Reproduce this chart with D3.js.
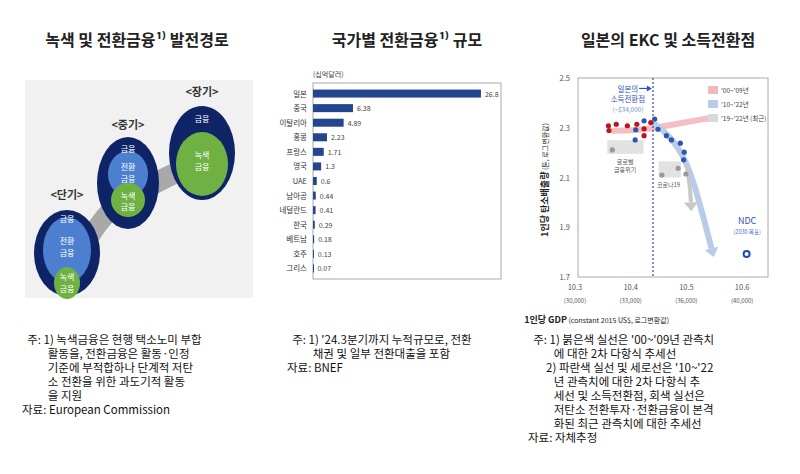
<!DOCTYPE html><html><head><meta charset="utf-8">
<script src="https://cdn.jsdelivr.net/npm/d3@7"></script>
<style>body{margin:0;background:#fff;font-family:"Noto Sans CJK KR","Noto Sans",sans-serif}text{white-space:pre}</style></head><body>
<svg id="c" width="800" height="474"></svg>
<script>
const countries=["일본","중국","이탈리아","홍콩","프랑스","영국","UAE","남아공","네덜란드","한국","베트남","호주","그리스"];
const sizes=[26.8,6.38,4.89,2.23,1.71,1.3,0.6,0.44,0.41,0.29,0.18,0.13,0.07];
const red=[[10.360,2.308],[10.361,2.289],[10.374,2.314],[10.394,2.308],[10.411,2.314],[10.424,2.296],[10.424,2.268],[10.436,2.321]];
const blue=[[10.408,2.251],[10.409,2.292],[10.424,2.328],[10.443,2.335],[10.449,2.294],[10.464,2.268],[10.473,2.251],[10.489,2.238],[10.496,2.202],[10.495,2.171]];
const gray=[[10.367,2.211],[10.456,2.110],[10.485,2.137],[10.499,2.114]];
const ndc=[10.608,1.792];
const redTrend=[[10.365,2.287],[10.42,2.29],[10.47,2.31],[10.53,2.335],[10.546,2.34]];
const blueTrend=[[10.44,2.32],[10.47,2.27],[10.5,2.17],[10.52,2.03],[10.545,1.815]];
const grayTrend=[[10.5,2.15],[10.506,2.075],[10.508,2.0]];
const xTicks=[10.3,10.4,10.5,10.6], xSub=["(30,000)","(33,000)","(36,000)","(40,000)"];
const yTicks=[1.7,1.9,2.1,2.3,2.5];

const svg=d3.select("#c");
const T=(x,y,t,o={})=>{const e=svg.append("text").attr("x",x).attr("y",y).text(t).attr("font-size",o.s||11).attr("fill",o.f||"#222").attr("text-anchor",o.a||"start");if(o.w)e.attr("font-weight",o.w);return e;};
T(137,46,"녹색 및 전환금융¹⁾ 발전경로",{s:16,w:"bold",a:"middle"});
T(407,46,"국가별 전환금융¹⁾ 규모",{s:16,w:"bold",a:"middle"});
T(668,46,"일본의 EKC 및 소득전환점",{s:16,w:"bold",a:"middle"});

svg.append("rect").attr("x",25).attr("y",80).attr("width",228).attr("height",218).attr("fill","#f1f1f1");
svg.append("path").attr("d","M80,235 C100,205 110,195 128,185 L202,148 L208,168 L135,205 C115,215 105,230 90,255 Z").attr("fill","#a9a9a9");
const ell=(cx,cy,rx,ry,f)=>svg.append("ellipse").attr("cx",cx).attr("cy",cy).attr("rx",rx).attr("ry",ry).attr("fill",f);
const navy="#0f2466",bl="#4d7fd0",gr="#6fb243";
ell(67,253,33,43,navy);ell(67,250,24,33,bl);ell(67,283,13,16,gr);
ell(128,183,31,46,navy);ell(128,174,20,23,bl);ell(128,200,17,17,gr);
ell(202,153,33,47,navy);ell(202,164,26,32,gr);
const W=(x,y,t)=>T(x,y,t,{s:8,f:"#fff",a:"middle"});
W(67,222,"금융");W(67,244,"전환");W(67,256,"금융");W(67,280,"녹색");W(67,292,"금융");
W(128,152,"금융");W(128,170,"전환");W(128,182,"금융");W(128,199,"녹색");W(128,210,"금융");
W(202,122,"금융");W(202,158,"녹색");W(202,170,"금융");
T(67,199,"<단기>",{s:11,w:"bold",a:"middle",f:"#333"});
T(128,129,"<중기>",{s:11,w:"bold",a:"middle",f:"#333"});
T(202,96,"<장기>",{s:11,w:"bold",a:"middle",f:"#333"});

const bx=d3.scaleLinear().domain([0,30]).range([313,501]);
const by=d3.scaleBand().domain(countries).range([83,279]).padding(0.45);
svg.append("rect").attr("x",313).attr("y",83).attr("width",188).attr("height",196).attr("fill","none").attr("stroke","#aaa");
T(313,77,"(십억달러)",{s:7,f:"#444"});
svg.selectAll(".b").data(countries).enter().append("rect").attr("x",bx(0)).attr("y",d=>by(d)).attr("height",by.bandwidth()).attr("width",(d,i)=>Math.max(1,bx(sizes[i])-bx(0))).attr("fill","#23468f");
countries.forEach((c,i)=>{T(307,by(c)+by.bandwidth()/2+3,c,{s:7.5,a:"end",f:"#333"});T(bx(sizes[i])+4,by(c)+by.bandwidth()/2+3,sizes[i],{s:7,f:"#444"});});

const x=d3.scaleLinear().domain([10.3,10.65]).range([575,770]);
const y=d3.scaleLinear().domain([1.7,2.5]).range([277,78]);
svg.append("rect").attr("x",578).attr("y",78).attr("width",190).attr("height",199).attr("fill","none").attr("stroke","#aaa");
yTicks.forEach(v=>T(570,y(v)+3,v.toFixed(1),{s:7.5,a:"end",f:"#555"}));
xTicks.forEach((v,i)=>{T(x(v),290,v,{s:7.5,a:"middle",f:"#555"});T(x(v),303,xSub[i],{s:6,a:"middle",f:"#555"});});
const ln=d3.line().x(d=>x(d[0])).y(d=>y(d[1])).curve(d3.curveBasis);
svg.append("path").attr("d",ln(redTrend)).attr("stroke","#f2b8bd").attr("stroke-width",6).attr("fill","none").attr("opacity",0.9);
svg.append("path").attr("d",ln(blueTrend)).attr("stroke","#b8cbe8").attr("stroke-width",6).attr("fill","none");
svg.append("path").attr("d",ln(grayTrend)).attr("stroke","#c8c8c8").attr("stroke-width",4).attr("fill","none");
const arrow=(p,q,c)=>{const X=x(q[0]),Y=y(q[1]),a=Math.atan2(Y-y(p[1]),X-x(p[0]));svg.append("path").attr("d",`M${X+9*Math.cos(a)},${Y+9*Math.sin(a)} L${X+7*Math.cos(a+1.57)},${Y+7*Math.sin(a+1.57)} L${X+7*Math.cos(a-1.57)},${Y+7*Math.sin(a-1.57)}Z`).attr("fill",c);};
arrow(blueTrend[3],blueTrend[4],"#b8cbe8");arrow(grayTrend[1],grayTrend[2],"#c8c8c8");
svg.append("rect").attr("x",x(10.358)).attr("y",y(2.25)).attr("width",x(10.423)-x(10.358)).attr("height",y(2.195)-y(2.25)).attr("fill","#e2e2e2");
svg.append("rect").attr("x",x(10.45)).attr("y",y(2.165)).attr("width",x(10.49)-x(10.45)).attr("height",y(2.10)-y(2.165)).attr("fill","#e2e2e2");
svg.append("line").attr("x1",x(10.44)).attr("x2",x(10.44)).attr("y1",78).attr("y2",277).attr("stroke","#2a4aa0").attr("stroke-dasharray","2,2").attr("stroke-width",1.2);
const dots=(d,c)=>d.forEach(p=>svg.append("circle").attr("cx",x(p[0])).attr("cy",y(p[1])).attr("r",2.6).attr("fill",c));
dots(gray,"#999");dots(red,"#c0131f");dots(blue,"#2d56b0");
svg.append("circle").attr("cx",x(ndc[0])).attr("cy",y(ndc[1])).attr("r",3).attr("fill","none").attr("stroke","#1f48b0").attr("stroke-width",2);
T(x(10.609),224,"NDC",{s:9,a:"middle",f:"#2d56b0"});T(x(10.609),234,"(2030 목표)",{s:5.5,a:"middle",f:"#5070c0"});
T(x(10.395),92,"일본의",{s:7.5,a:"middle",f:"#2d56b0"});T(x(10.395),102,"소득전환점",{s:7.5,a:"middle",f:"#2d56b0"});T(x(10.395),112,"(~$34,000)",{s:6.5,a:"middle",f:"#7090c8"});
svg.append("line").attr("x1",x(10.415)).attr("x2",x(10.435)).attr("y1",y(2.458)).attr("y2",y(2.458)).attr("stroke","#2d56b0").attr("stroke-width",1.2);
svg.append("path").attr("d",`M${x(10.438)},${y(2.458)} l-5,-3 l0,6z`).attr("fill","#2d56b0");
T(x(10.39),164,"글로벌",{s:6,a:"middle",f:"#555"});T(x(10.39),172,"금융위기",{s:6,a:"middle",f:"#555"});
T(x(10.468),187,"코로나19",{s:6,a:"middle",f:"#555"});
[["'00~'09년","#f2b8bd"],["'10~'22년","#b8cbe8"],["'19~'22년 (최근)","#d8d8d8"]].forEach((l,i)=>{svg.append("rect").attr("x",708).attr("y",86+i*14).attr("width",10).attr("height",8).attr("fill",l[1]);T(721,93+i*14,l[0],{s:6.5,f:"#444"});});
T(669,323,"1인당 GDP",{s:9,w:"bold",a:"end"}).append("tspan").text(" (constant 2015 US$, 로그변환값)").attr("font-size",7).attr("font-weight","normal");
svg.append("text").attr("transform","translate(548,180) rotate(-90)").attr("text-anchor","middle").attr("font-size",9).attr("font-weight","bold").attr("fill","#222").text("1인당 탄소배출량").append("tspan").text(" (톤, 로그변환값)").attr("font-size",7).attr("font-weight","normal");

const lines=(x0,y0,arr)=>arr.forEach((t,i)=>T(x0,y0+i*14,t,{s:11.5,f:"#111"}));
lines(22,344,["  주: 1) 녹색금융은 현행 택소노미 부합","          활동을, 전환금융은 활동·인정","          기준에 부적합하나 단계적 저탄","          소 전환을 위한 과도기적 활동","          을 지원","자료: European Commission"]);
lines(287,344,["  주: 1) '24.3분기까지 누적규모로, 전환","          채권 및 일부 전환대출을 포함","자료: BNEF"]);
lines(528,344,["  주: 1) 붉은색 실선은 '00~'09년 관측치","          에 대한 2차 다항식 추세선","       2) 파란색 실선 및 세로선은 '10~'22","          년 관측치에 대한 2차 다항식 추","          세선 및 소득전환점, 회색 실선은","          저탄소 전환투자·전환금융이 본격","          화된 최근 관측치에 대한 추세선","자료: 자체추정"]);
</script></body></html>
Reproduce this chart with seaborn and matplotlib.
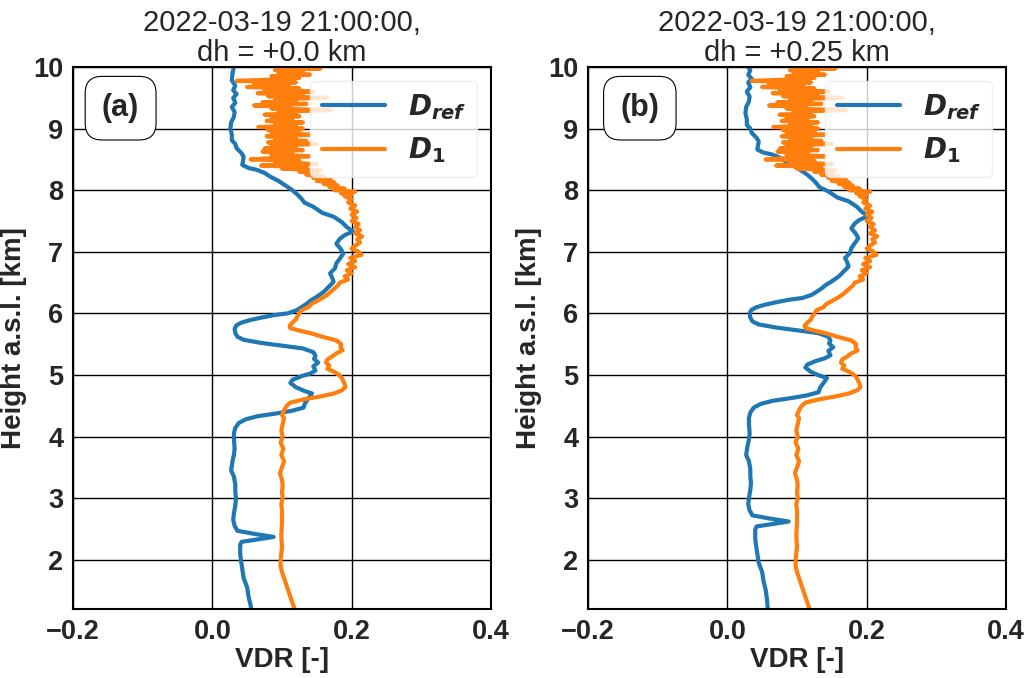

*****

Using the listing, copy every line where the word "chart" shows up.

Reproduce this chart with D3.js.
Reproduce this chart with seaborn and matplotlib.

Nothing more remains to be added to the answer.